Most important in France is how a person lives: his charm, his level of culture — what he has read, seen and knows, his bearing and how and what he eats — as well as his mastery of French. His life is a matter of being — living in the present. Beauty and the poetry of life are braided into it. The way the baker twists the tissue around a croissant, the way a scarf is folded, the color of shutters and the form of the railings on street corners are part of the poetry of France, as is a bus driver waiting at a stop for a late passenger waving frantically at him across the street, and a hairdresser working hours of unpaid overtime on recalcitrant hair. Dominique de Villepin, the present French Foreign Minister, is a poet. President Chirac has said on television that he never goes to sleep without reading Apollinaire.

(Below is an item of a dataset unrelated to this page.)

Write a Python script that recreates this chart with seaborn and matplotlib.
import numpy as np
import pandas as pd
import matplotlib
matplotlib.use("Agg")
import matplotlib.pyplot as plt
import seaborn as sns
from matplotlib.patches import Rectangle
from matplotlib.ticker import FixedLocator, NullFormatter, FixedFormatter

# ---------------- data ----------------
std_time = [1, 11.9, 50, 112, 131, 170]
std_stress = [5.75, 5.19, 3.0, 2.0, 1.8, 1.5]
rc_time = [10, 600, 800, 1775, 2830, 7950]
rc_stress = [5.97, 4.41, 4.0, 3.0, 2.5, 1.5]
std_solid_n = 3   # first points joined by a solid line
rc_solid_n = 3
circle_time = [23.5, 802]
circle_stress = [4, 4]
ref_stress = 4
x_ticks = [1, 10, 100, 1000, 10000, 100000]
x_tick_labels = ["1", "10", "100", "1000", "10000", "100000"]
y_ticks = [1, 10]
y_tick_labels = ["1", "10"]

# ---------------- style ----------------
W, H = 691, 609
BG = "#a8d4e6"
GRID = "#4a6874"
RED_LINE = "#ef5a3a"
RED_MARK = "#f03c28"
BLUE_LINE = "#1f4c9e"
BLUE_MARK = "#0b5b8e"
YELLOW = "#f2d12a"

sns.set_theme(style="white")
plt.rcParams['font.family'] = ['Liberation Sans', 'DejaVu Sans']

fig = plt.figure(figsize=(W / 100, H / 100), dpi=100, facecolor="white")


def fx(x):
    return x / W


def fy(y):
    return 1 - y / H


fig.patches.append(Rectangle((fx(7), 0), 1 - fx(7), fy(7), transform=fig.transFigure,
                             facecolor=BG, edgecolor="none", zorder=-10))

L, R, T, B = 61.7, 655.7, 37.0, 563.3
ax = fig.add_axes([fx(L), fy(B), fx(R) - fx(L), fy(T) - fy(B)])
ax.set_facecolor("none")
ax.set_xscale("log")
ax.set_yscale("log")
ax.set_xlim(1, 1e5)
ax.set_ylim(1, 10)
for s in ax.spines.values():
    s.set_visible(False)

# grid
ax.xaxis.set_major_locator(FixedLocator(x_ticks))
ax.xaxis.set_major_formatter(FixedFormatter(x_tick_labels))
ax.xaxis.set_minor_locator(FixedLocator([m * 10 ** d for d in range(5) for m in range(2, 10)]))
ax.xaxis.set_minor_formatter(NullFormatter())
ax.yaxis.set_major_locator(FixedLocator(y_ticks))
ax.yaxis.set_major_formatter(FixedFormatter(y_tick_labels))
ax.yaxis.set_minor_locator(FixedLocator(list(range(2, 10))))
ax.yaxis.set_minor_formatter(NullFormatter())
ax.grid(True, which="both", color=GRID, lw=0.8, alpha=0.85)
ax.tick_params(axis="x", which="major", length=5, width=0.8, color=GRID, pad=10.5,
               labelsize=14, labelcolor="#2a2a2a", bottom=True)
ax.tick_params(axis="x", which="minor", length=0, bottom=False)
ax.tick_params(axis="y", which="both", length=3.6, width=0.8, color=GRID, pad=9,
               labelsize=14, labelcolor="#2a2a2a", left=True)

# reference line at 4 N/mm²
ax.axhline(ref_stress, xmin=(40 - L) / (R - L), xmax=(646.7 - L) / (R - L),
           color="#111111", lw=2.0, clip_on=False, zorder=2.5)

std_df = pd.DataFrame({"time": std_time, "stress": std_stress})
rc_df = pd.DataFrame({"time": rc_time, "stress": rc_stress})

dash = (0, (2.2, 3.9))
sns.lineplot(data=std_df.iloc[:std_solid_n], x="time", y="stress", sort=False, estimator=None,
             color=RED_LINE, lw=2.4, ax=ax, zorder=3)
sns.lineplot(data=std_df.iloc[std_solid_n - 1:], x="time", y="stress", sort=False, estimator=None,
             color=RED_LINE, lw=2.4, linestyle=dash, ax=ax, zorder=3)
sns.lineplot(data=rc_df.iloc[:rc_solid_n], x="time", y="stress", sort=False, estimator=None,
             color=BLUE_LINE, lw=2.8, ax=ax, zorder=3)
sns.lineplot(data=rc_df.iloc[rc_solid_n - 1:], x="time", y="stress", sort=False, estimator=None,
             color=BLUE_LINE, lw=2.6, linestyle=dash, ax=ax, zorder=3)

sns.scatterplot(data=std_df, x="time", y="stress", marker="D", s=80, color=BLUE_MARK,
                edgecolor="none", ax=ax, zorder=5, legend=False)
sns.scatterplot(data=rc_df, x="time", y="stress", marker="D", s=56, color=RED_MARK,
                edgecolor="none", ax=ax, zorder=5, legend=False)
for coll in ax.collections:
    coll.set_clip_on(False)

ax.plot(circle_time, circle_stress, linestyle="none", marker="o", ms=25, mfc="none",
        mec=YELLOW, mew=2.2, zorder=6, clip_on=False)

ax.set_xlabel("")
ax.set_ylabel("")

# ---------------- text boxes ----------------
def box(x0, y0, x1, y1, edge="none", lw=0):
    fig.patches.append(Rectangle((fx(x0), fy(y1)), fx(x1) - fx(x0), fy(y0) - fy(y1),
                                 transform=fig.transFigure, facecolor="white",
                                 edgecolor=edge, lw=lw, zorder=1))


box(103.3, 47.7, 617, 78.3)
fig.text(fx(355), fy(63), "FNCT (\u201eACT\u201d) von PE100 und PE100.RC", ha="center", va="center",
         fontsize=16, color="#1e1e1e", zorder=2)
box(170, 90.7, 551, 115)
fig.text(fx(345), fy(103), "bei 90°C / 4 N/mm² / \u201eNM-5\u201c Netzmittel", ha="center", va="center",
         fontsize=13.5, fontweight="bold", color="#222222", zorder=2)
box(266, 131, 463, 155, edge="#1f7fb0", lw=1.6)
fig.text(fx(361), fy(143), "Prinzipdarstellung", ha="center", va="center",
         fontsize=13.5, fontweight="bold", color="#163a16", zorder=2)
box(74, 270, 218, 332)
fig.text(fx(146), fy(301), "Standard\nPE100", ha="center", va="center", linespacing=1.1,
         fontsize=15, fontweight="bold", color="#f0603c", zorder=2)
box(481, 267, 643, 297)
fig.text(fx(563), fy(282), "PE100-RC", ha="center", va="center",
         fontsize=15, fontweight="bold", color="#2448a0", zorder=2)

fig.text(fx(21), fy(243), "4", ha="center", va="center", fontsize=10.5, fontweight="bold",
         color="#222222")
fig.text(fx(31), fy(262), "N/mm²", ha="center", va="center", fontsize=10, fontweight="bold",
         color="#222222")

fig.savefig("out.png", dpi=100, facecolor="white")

Beauty takes time. Living in the present means taking time to smell the roses or to count one's centimes — centime by centime — in the supermarket, without loud sighs coming from next customer.... which you would expect in the U.S., where Americans would already be worried about being late to their next appointment. Their present is 10 minutes from now. Their time is a taut ribbon, segmented and rigourously scheduled, while for the French, time simply flows.

"I don't want to have to 'freedom kiss' my wife, when I really want to French kiss her."

Woody Allen,
Actor/Director.

American cultural anthropologist Edward T. Hall calls this the opposition of monochronics (punctual, one-thing-at-a-time people) to polychronic "lateness-is-not-a-crime" people, for whom time is more like a dot that expands and contracts than a ribbon. Americans, Germans, Scandinavians, Swiss, Canadians, Dutch and Britons are strict monochronics; the rest of the billions of the world's inhabitants are polychronics in varying degrees.

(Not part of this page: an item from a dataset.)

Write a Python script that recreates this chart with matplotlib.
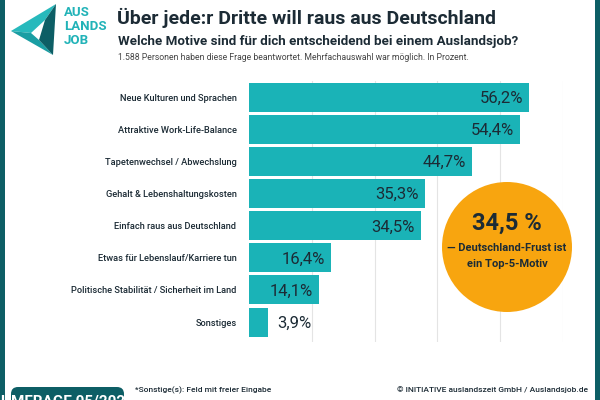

Polychronic in their soul, the French adapt to monochronic time pressures when obviously appropriate; these days, they show up for meetings on time in their big multinationals and when negotiating with the famously time-obsessed monochronics. But their personal relations in Paris and all over the country are those of a village. In dealing with friends or civil servants or traders, they "take their time."

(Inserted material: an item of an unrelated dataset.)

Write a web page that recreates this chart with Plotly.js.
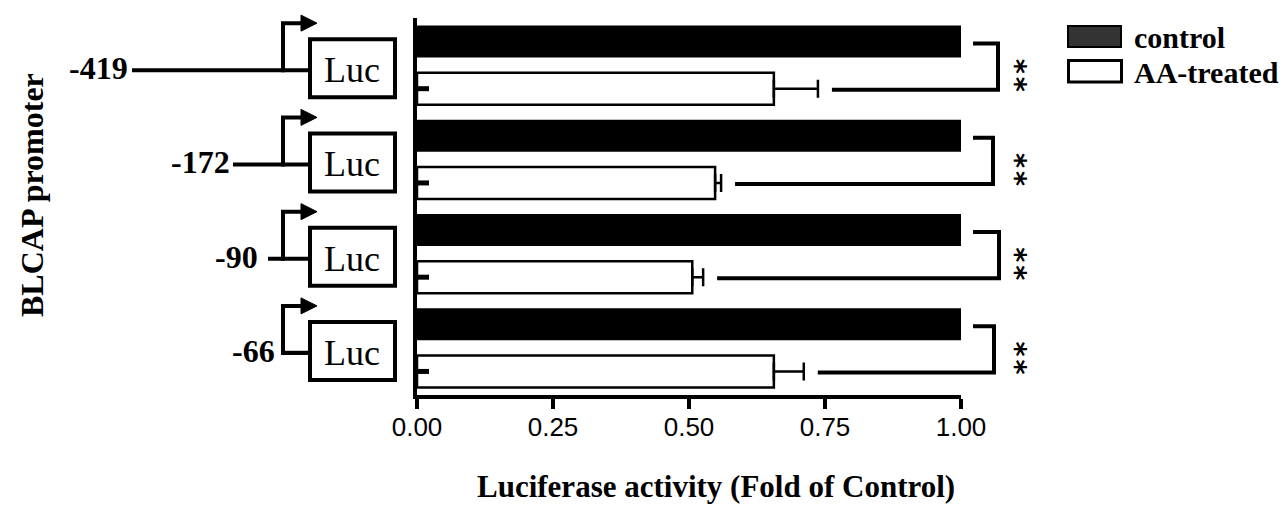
<!DOCTYPE html>
<html><head><meta charset="utf-8">
<script src="https://cdn.plot.ly/plotly-3.0.1.min.js"></script>
<style>html,body{margin:0;padding:0;background:#fff;}</style>
</head><body><div id="chart" style="width:1288px;height:506px;"></div>
<script>
// ---------------- data ----------------
const categories = ['-419', '-172', '-90', '-66'];
const seriesNames = ['control', 'AA-treated'];
const controlValues = [1.00, 1.00, 1.00, 1.00];
const treatedValues = [0.656, 0.548, 0.506, 0.656];
const treatedErrors = [0.081, 0.011, 0.020, 0.055];
const significance = ['**', '**', '**', '**'];
const xTickVals = [0, 0.25, 0.5, 0.75, 1];
const xTickText = ['0.00', '0.25', '0.50', '0.75', '1.00'];
const xTitle = 'Luciferase activity (Fold of Control)';
const yTitle = 'BLCAP promoter';
const boxLabel = 'Luc';

// ---------------- geometry (pixels of the page) ----------------
const L = 417, R = 961, T = 18, B = 395;
const fx = p => (p - L) / (R - L);
const fy = p => (B - p) / (B - T);
const band = (B - T) / categories.length;
const cc = i => T + (i + 0.5) * band;
const blackC = i => cc(i) - band / 4;
const whiteC = i => cc(i) + band / 4;

const labelRight = [128, 230, 258, 275];
const lineStart = [132, 233, 268, 283];
const bracketX = [998, 993, 999, 994];

const serif = 'Liberation Serif, Times New Roman, serif';
const sans = 'Liberation Sans, Arial, sans-serif';

const shapes = [];
const annotations = [];

categories.forEach((c, i) => {
  const mainY = cc(i) + 5, arrowY = cc(i) - 42, boxCY = cc(i) + 3;
  // promoter line
  if (lineStart[i] < 300) {
    shapes.push({type: 'path', xref: 'paper', yref: 'paper',
      path: `M ${fx(lineStart[i])},${fy(mainY)} L ${fx(308)},${fy(mainY)}`,
      line: {color: 'black', width: 4}});
  }
  if (i === categories.length - 1) {
    shapes.push({type: 'path', xref: 'paper', yref: 'paper',
      path: `M ${fx(308)},${fy(mainY)} L ${fx(283)},${fy(mainY)}`,
      line: {color: 'black', width: 4}});
  }
  // transcription start arrow
  shapes.push({type: 'path', xref: 'paper', yref: 'paper',
    path: `M ${fx(283)},${fy(mainY + 2)} L ${fx(283)},${fy(arrowY)} L ${fx(303)},${fy(arrowY)}`,
    line: {color: 'black', width: 4}});
  shapes.push({type: 'path', xref: 'paper', yref: 'paper',
    path: `M ${fx(301)},${fy(arrowY - 8)} L ${fx(317)},${fy(arrowY)} L ${fx(301)},${fy(arrowY + 8)} Z`,
    fillcolor: 'black', line: {color: 'black', width: 1}});
  // Luc box
  shapes.push({type: 'rect', xref: 'paper', yref: 'paper',
    x0: fx(310), x1: fx(395), y0: fy(boxCY + 29), y1: fy(boxCY - 29),
    fillcolor: 'white', line: {color: 'black', width: 4}});
  annotations.push({xref: 'paper', yref: 'paper', x: fx(352), y: fy(boxCY + 2),
    text: boxLabel, showarrow: false, xanchor: 'center', yanchor: 'middle',
    font: {family: serif, size: 36, color: 'black'}});
  // promoter label
  annotations.push({xref: 'paper', yref: 'paper', x: fx(labelRight[i] + 2), y: fy(mainY - 2),
    text: '<b>' + c + '</b>', showarrow: false, xanchor: 'right', yanchor: 'middle',
    font: {family: serif, size: 32, color: 'black'}});
  // stub near axis
  shapes.push({type: 'line', xref: 'paper', yref: 'paper',
    x0: fx(L), x1: fx(429), y0: fy(whiteC(i)), y1: fy(whiteC(i)),
    line: {color: 'black', width: 5}});
  // significance bracket
  const topY = blackC(i) + 2, botY = whiteC(i) + 1;
  const startX = treatedValues[i] + treatedErrors[i] + 14 / (R - L);
  shapes.push({type: 'path', xref: 'paper', yref: 'paper',
    path: `M ${fx(973)},${fy(topY)} L ${fx(bracketX[i])},${fy(topY)} L ${fx(bracketX[i])},${fy(botY)} L ${startX},${fy(botY)}`,
    line: {color: 'black', width: 4}});
  annotations.push({xref: 'paper', yref: 'paper', x: fx(1016), y: fy(whiteC(i) - 14),
    text: '<b>' + significance[i].split('').join('\u200A') + '</b>', showarrow: false,
    xanchor: 'center', yanchor: 'middle', textangle: 90,
    font: {family: 'DejaVu Sans, sans-serif', size: 29, color: 'black'}});
});

// legend
shapes.push({type: 'rect', xref: 'paper', yref: 'paper',
  x0: fx(1068), x1: fx(1121), y0: fy(47), y1: fy(26),
  fillcolor: '#333333', line: {color: 'black', width: 2}});
shapes.push({type: 'rect', xref: 'paper', yref: 'paper',
  x0: fx(1068.5), x1: fx(1121.5), y0: fy(82), y1: fy(60.5),
  fillcolor: 'white', line: {color: 'black', width: 3}});
annotations.push({xref: 'paper', yref: 'paper', x: fx(1132), y: fy(37),
  text: '<b>' + seriesNames[0] + '</b>', showarrow: false, xanchor: 'left', yanchor: 'middle',
  font: {family: serif, size: 30, color: 'black'}});
annotations.push({xref: 'paper', yref: 'paper', x: fx(1132), y: fy(72),
  text: '<b>' + seriesNames[1] + '</b>', showarrow: false, xanchor: 'left', yanchor: 'middle',
  font: {family: serif, size: 30, color: 'black'}});

// axis titles
annotations.push({xref: 'paper', yref: 'paper', x: fx(716), y: fy(486),
  text: '<b>' + xTitle + '</b>', showarrow: false, xanchor: 'center', yanchor: 'middle',
  font: {family: serif, size: 31, color: 'black'}});
annotations.push({xref: 'paper', yref: 'paper', x: fx(32), y: fy(195), textangle: -90,
  text: '<b>' + yTitle + '</b>', showarrow: false, xanchor: 'center', yanchor: 'middle',
  font: {family: serif, size: 32, color: 'black'}});

const traces = [
  {type: 'bar', orientation: 'h', name: seriesNames[0], y: categories, x: controlValues,
   marker: {color: 'black', line: {color: 'black', width: 0}}, hoverinfo: 'skip'},
  {type: 'bar', orientation: 'h', name: seriesNames[1], y: categories, x: treatedValues,
   marker: {color: 'white', line: {color: 'black', width: 2.5}},
   error_x: {type: 'data', symmetric: false, array: treatedErrors,
             arrayminus: treatedErrors.map(() => 0), color: 'black', thickness: 2.5, width: 9},
   hoverinfo: 'skip'}
];

const layout = {
  width: 1288, height: 506,
  margin: {l: L, r: 1288 - R, t: T, b: 506 - B, pad: 0},
  paper_bgcolor: 'white', plot_bgcolor: 'white',
  showlegend: false,
  barmode: 'group', bargap: 0, bargroupgap: 0.32,
  xaxis: {range: [0, 1], tickmode: 'array', tickvals: xTickVals, ticktext: xTickText,
          ticks: 'outside', ticklen: 10, tickwidth: 4, tickcolor: 'black', ticklabelstandoff: -4,
          showline: true, linewidth: 4, linecolor: 'black', showgrid: false, zeroline: false,
          tickfont: {family: sans, size: 26, color: 'black'}, fixedrange: true},
  yaxis: {type: 'category', categoryorder: 'array', categoryarray: categories,
          range: [3.5, -0.5], showticklabels: false, ticks: '',
          showline: true, linewidth: 4, linecolor: 'black', showgrid: false, zeroline: false,
          fixedrange: true},
  shapes: shapes,
  annotations: annotations
};

Plotly.newPlot('chart', traces, layout, {displayModeBar: false, staticPlot: true});
</script>
</body></html>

These varying cultural perceptions of risk and of time were elements in the latest Franco-American flap. American leaders were in a hurry to get their boys to Baghdad; they counted on their ability to "confound and awe" to bring them a quick victory. The French, analyzing carefully, worried about a "post-Saddam" regime in a complex country which is so prone to turbulence — a region where the French have had centuries of dealings. They saw no proof that Saddam had "weapons of mass destruction" and consequently no urgency in invading Iraq; and many legal and humanitarian reasons not to. One of them was the likely increase of Islamic terrorism, a concern which recent explosions in Saudi Arabia and Morocco would seem to validate.

With six million Moslems living in France, friendly relations with Islam have been a priority of the present French government. They felt that the arms inspectors could continue their work, and that the Saddam Hussein regime would atrophy and gradually disappear — like Nasser's — bloodlessly. France has seen too closely, too often what happens in wars and during the years that follow. Since the last terrible conflict, World War II, she has been engaged in an exciting and entirely new historical experiment: joining voluntarily with other nations of Europe to give up portions of their sovereignty, in order to avoid wars against each other forever.